WAGNER: Wir haben uns ja hier zu dieser Frage schon mehrfach eingelassen und immer gesagt, dass es natürlich vor allen Dingen an der Ukraine ist zu definieren, unter welchen Bedingungen und wann und wie sie gegebenenfalls Gespräche führt. Insofern habe ich dem jetzt hier nichts weiter zuzufügen.

ZUSATZFRAGE: Das heißt also, Sie warten, bis die Ukraine ein Gesprächsangebot macht und seitens der Bundesregierung, seitens Deutschlands, kommt kein Gesprächsangebot, kein Vermittlungsangebot oder was auch immer?

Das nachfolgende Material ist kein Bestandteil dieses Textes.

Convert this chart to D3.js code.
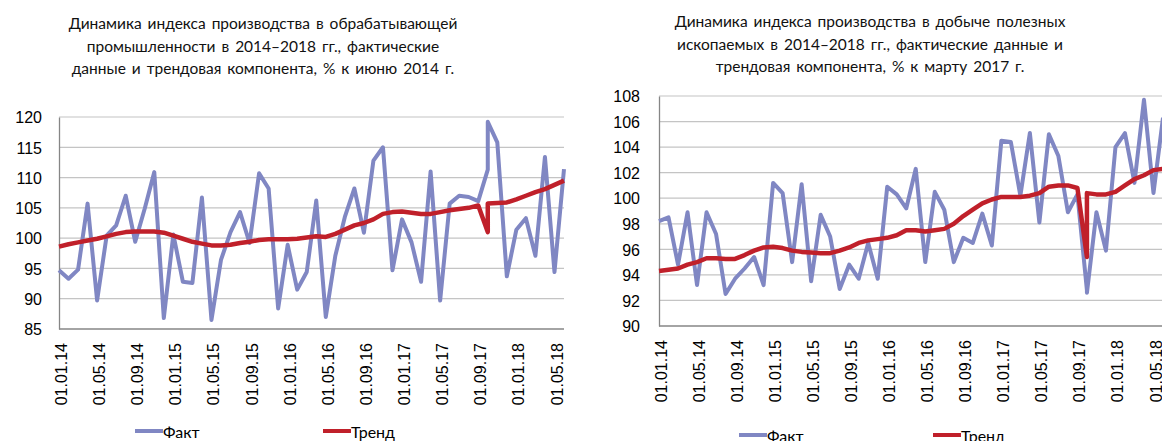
<!DOCTYPE html>
<html>
<head>
<meta charset="utf-8">
<script src="https://cdn.jsdelivr.net/npm/d3@7"></script>
<style>
  body { margin: 0; background: #fff; }
  svg { display: block; font-family: Lato, "Noto Sans", sans-serif; }
  .grid line { stroke: #c4c4c4; stroke-width: 1.2; }
  .axis path, .axis line { stroke: #868686; stroke-width: 1.3; }
  .axis text { fill: #000; font-size: 16px; }
  .title { font-size: 15.5px; fill: #111; word-spacing: 2px; }
</style>
</head>
<body>
<svg id="chart" width="1162" height="441"></svg>
<script>
// даты наблюдений (октябрь 2017 встречается дважды — как в исходном ряду)
const dates = [
  '01.01.14','01.02.14','01.03.14','01.04.14','01.05.14','01.06.14','01.07.14','01.08.14','01.09.14','01.10.14','01.11.14','01.12.14',
  '01.01.15','01.02.15','01.03.15','01.04.15','01.05.15','01.06.15','01.07.15','01.08.15','01.09.15','01.10.15','01.11.15','01.12.15',
  '01.01.16','01.02.16','01.03.16','01.04.16','01.05.16','01.06.16','01.07.16','01.08.16','01.09.16','01.10.16','01.11.16','01.12.16',
  '01.01.17','01.02.17','01.03.17','01.04.17','01.05.17','01.06.17','01.07.17','01.08.17','01.09.17','01.10.17','01.10.17','01.11.17','01.12.17',
  '01.01.18','01.02.18','01.03.18','01.04.18','01.05.18','01.06.18'
];
const tickLabels = ['01.01.14','01.05.14','01.09.14','01.01.15','01.05.15','01.09.15','01.01.16',
  '01.05.16','01.09.16','01.01.17','01.05.17','01.09.17','01.01.18','01.05.18'];

// обрабатывающая промышленность, % к июню 2014
const manufFact = [
  94.7, 93.3, 94.8, 105.7, 89.7, 100.4, 102.1, 107.0, 99.4, 104.9, 110.9, 86.8,
  100.6, 92.8, 92.6, 106.7, 86.5, 96.4, 101.0, 104.3, 99.2, 110.7, 108.2, 88.4,
  98.9, 91.5, 94.4, 106.2, 87.0, 97.1, 103.5, 108.2, 100.9, 112.8, 115.0, 94.7,
  103.1, 99.3, 92.8, 111.0, 89.7, 105.7, 107.0, 106.8, 106.1, 111.3, 119.2, 115.8, 93.7,
  101.4, 103.3, 97.1, 113.4, 94.4, 111.4
];
const manufTrend = [
  98.6, 99.0, 99.3, 99.6, 99.9, 100.3, 100.7, 101.0, 101.1, 101.1, 101.1, 100.9,
  100.4, 99.9, 99.4, 99.1, 98.8, 98.8, 98.9, 99.2, 99.4, 99.7, 99.8, 99.8,
  99.8, 99.9, 100.1, 100.3, 100.2, 100.7, 101.4, 102.1, 102.5, 103.1, 104.0, 104.3,
  104.4, 104.2, 104.0, 104.0, 104.3, 104.6, 104.8, 105.0, 105.4, 101.0, 105.7, 105.8, 105.9,
  106.4, 107.0, 107.6, 108.1, 108.8, 109.5
];
const manufTicks = [85, 90, 95, 100, 105, 110, 115, 120];

// добыча полезных ископаемых, % к марту 2017
const miningFact = [
  98.2, 98.5, 94.8, 98.9, 93.2, 98.9, 97.2, 92.5, 93.7, 94.5, 95.4, 93.2,
  101.2, 100.4, 95.0, 101.1, 93.5, 98.7, 97.0, 92.9, 94.8, 93.7, 96.5, 93.7,
  100.9, 100.3, 99.2, 102.3, 95.0, 100.5, 99.1, 95.0, 96.9, 96.5, 98.8, 96.3,
  104.5, 104.4, 100.2, 105.1, 98.1, 105.0, 103.3, 98.9, 100.3, 92.8, 92.6, 98.9, 95.9,
  104.0, 105.1, 101.2, 107.7, 100.4, 106.3
];
const miningTrend = [
  94.3, 94.4, 94.5, 94.8, 95.0, 95.3, 95.3, 95.25, 95.25, 95.55, 95.9, 96.15,
  96.2, 96.1, 95.9, 95.8, 95.75, 95.7, 95.7, 95.9, 96.15, 96.5, 96.7, 96.8,
  96.9, 97.1, 97.5, 97.5, 97.4, 97.5, 97.6, 98.0, 98.6, 99.1, 99.6, 99.9,
  100.1, 100.1, 100.1, 100.2, 100.4, 100.9, 101.0, 101.0, 100.8, 95.4, 100.4, 100.3, 100.3,
  100.5, 101.0, 101.5, 101.8, 102.2, 102.3
];
const miningTicks = [90, 92, 94, 96, 98, 100, 102, 104, 106, 108];

const manufTitle = [
  'Динамика индекса производства в обрабатывающей',
  'промышленности  в 2014–2018 гг., фактические',
  'данные  и трендовая компонента, % к июню 2014 г.'
];
const miningTitle = [
  'Динамика индекса производства в добыче полезных',
  'ископаемых в 2014–2018 гг., фактические данные и',
  'трендовая компонента, % к марту 2017 г.'
];

const FACT_COLOR = '#8087c3';
const TREND_COLOR = '#c0202a';

const parseDate = d3.timeParse('%d.%m.%y');
const monthIndex = (s) => {
  const d = parseDate(s);
  return d.getFullYear() * 12 + d.getMonth();
};

const svg = d3.select('#chart');

function drawPanel(cfg) {
  const g = svg.append('g');
  const months = dates.map(monthIndex);

  const x = d3.scaleLinear()
    .domain(d3.extent(months))
    .range([cfg.left, cfg.right]);
  const y = d3.scaleLinear()
    .domain(d3.extent(cfg.ticks))
    .range([cfg.bottom, cfg.top]);

  // заголовок
  g.append('text')
    .attr('class', 'title')
    .attr('text-anchor', 'middle')
    .selectAll('tspan')
    .data(cfg.title)
    .join('tspan')
    .attr('x', cfg.titleX)
    .attr('y', (d, i) => cfg.titleY + i * 22.5)
    .text((d) => d);

  // сетка
  g.append('g')
    .attr('class', 'grid')
    .selectAll('line')
    .data(cfg.ticks.slice(1))
    .join('line')
    .attr('x1', cfg.left)
    .attr('x2', cfg.right)
    .attr('y1', (d) => y(d))
    .attr('y2', (d) => y(d));

  const yAxis = g.append('g')
    .attr('class', 'axis')
    .attr('transform', `translate(${cfg.left},0)`)
    .call(d3.axisLeft(y).tickValues(cfg.ticks).tickSize(0).tickPadding(cfg.yPad).tickFormat(d3.format('d')));
  yAxis.selectAll('text').attr('dy', '0.36em');

  const xAxis = g.append('g')
    .attr('class', 'axis')
    .attr('transform', `translate(0,${cfg.bottom})`)
    .call(d3.axisBottom(x).tickValues(tickLabels.map(monthIndex)).tickSize(0)
      .tickFormat((d, i) => tickLabels[i]));
  xAxis.select('.domain').attr('d', `M${cfg.left},0H${cfg.right}`);
  xAxis.selectAll('text')
    .attr('text-anchor', 'end')
    .attr('transform', 'translate(0,14) rotate(-90)')
    .attr('x', 0)
    .attr('y', 0)
    .attr('dy', '0.47em');

  const line = (vals) => d3.line()
    .x((d, i) => x(months[i]))
    .y((d) => y(d))(vals);

  g.append('path')
    .attr('d', line(cfg.fact))
    .attr('fill', 'none')
    .attr('stroke', FACT_COLOR)
    .attr('stroke-width', 4)
    .attr('stroke-linejoin', 'round');

  g.append('path')
    .attr('d', line(cfg.trend))
    .attr('fill', 'none')
    .attr('stroke', TREND_COLOR)
    .attr('stroke-width', 4.5)
    .attr('stroke-linejoin', 'round');

  // легенда
  const legend = [
    { name: 'Факт', color: FACT_COLOR, x: cfg.legendX[0] },
    { name: 'Тренд', color: TREND_COLOR, x: cfg.legendX[1] }
  ];
  const items = g.selectAll('.legend-item')
    .data(legend)
    .join('g')
    .attr('transform', (d) => `translate(${d.x},${cfg.legendY})`);
  items.append('line')
    .attr('x1', 0).attr('x2', 28)
    .attr('stroke', (d) => d.color)
    .attr('stroke-width', 4);
  items.append('text')
    .attr('x', 28)
    .attr('y', 7)
    .attr('font-size', 16)
    .text((d) => d.name);
}

drawPanel({
  title: manufTitle, titleX: 263, titleY: 29,
  fact: manufFact, trend: manufTrend, ticks: manufTicks,
  left: 59, right: 564, top: 117, bottom: 329, yPad: 17,
  legendX: [135, 323], legendY: 431
});

drawPanel({
  title: miningTitle, titleX: 870, titleY: 27,
  fact: miningFact, trend: miningTrend, ticks: miningTicks,
  left: 659, right: 1163, top: 96, bottom: 326, yPad: 19,
  legendX: [739, 933], legendY: 435
});
</script>
</body>
</html>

WAGNER: Für uns ist ganz klar, dass wir an der Seite der Ukraine stehen, die nicht nur um ihr Überleben kämpft, sondern auch für unsere Freiheit und unsere Werteordnung in Europa. Das haben wir ja mehrfach deutlich gemacht. Die unterschiedlichen Kabinettsmitglieder haben deutlich gemacht, unter anderem die Außenministerin in einem Tweet am 31. Dezember, dass wir die Ukraine dahingehend unterstützen und dies auch weiter tun werden.

HOFFMANN (BReg): Ich kann vielleicht noch ergänzen, dass es ja jetzt auch nicht so ist, dass es keine Gespräche oder keine Kontakte mit Russland gäbe. Wie Sie wissen, hat der Kanzler, aber auch andere in der EU, immer wieder mit Präsident Putin direkt Kontakt. Auch auf anderen Ebenen gibt es selbstverständlich Kontakte. Es ist also nicht so, dass da irgendwie Funkstille wäre.

ZUSATZFRAGE: Das verleitet mich, Frau Hoffmann, zu einer weiteren Frage. Sie sagten, es gebe nicht nur auf Ebene des Präsidenten Kontakte, sondern auch auf anderen Ebenen. Auf welchen Ebenen wird denn noch gesprochen, außer auf der Präsidentenebene?

HOFFMANN: Ich würde das jetzt nicht genau spezifizieren wollen. Aber selbstverständlich gibt es auch auf anderer Ebene diplomatische Kontakte.

Lage im Nordkosovo

FRAGE: Ich hätte eine Frage zum Kosovo. Die Barrikaden sind abgebaut. Wie bewertet die Bundesregierung die Lage im Nordkosovo? Der kosovarische Ministerpräsident hat gefordert, dass mehr NATO-Soldaten nach Kosovo geschickt werden. Wie beurteilt die Bundesregierung die Aussage?

HOFFMANN (BReg): Ich kann vielleicht anfangen und allgemein sagen, dass wir natürlich erleichtert sind, dass sich die Lage in Serbien und Kosovo etwas entspannt hat. Es ist ein gutes Zeichen, dass die beiden Seiten aufeinander zugegangen sind und die serbische Minderheit in Nordkosovo die Straßenblockaden aufgehoben hat. Die kosovarische Regierung wiederum hat den größten Grenzübergang, um den es ja auch ging, zu Serbien wieder geöffnet. Jetzt ist es in erster Linie wichtig, dass der Dialog zwischen Serbien und Kosovo weiter unterstützt wird. Das tut die Bundesregierung sehr aktiv, und sie unterstützt auch die Vermittlungsbemühungen der EU. ‑ Soweit erst einmal von mir dazu.

ZUSATZFRAGE: Was sagen Sie zu der Forderung des kosovarischen Ministerpräsidenten, mehr NATO-Soldaten zu schicken?

WAGNER (AA): Ich habe dazu von hier jetzt keinen Kommentar.

HOFFMANN: Wir konzentrieren uns jetzt zunächst einmal darauf, den Dialog zu unterstützen.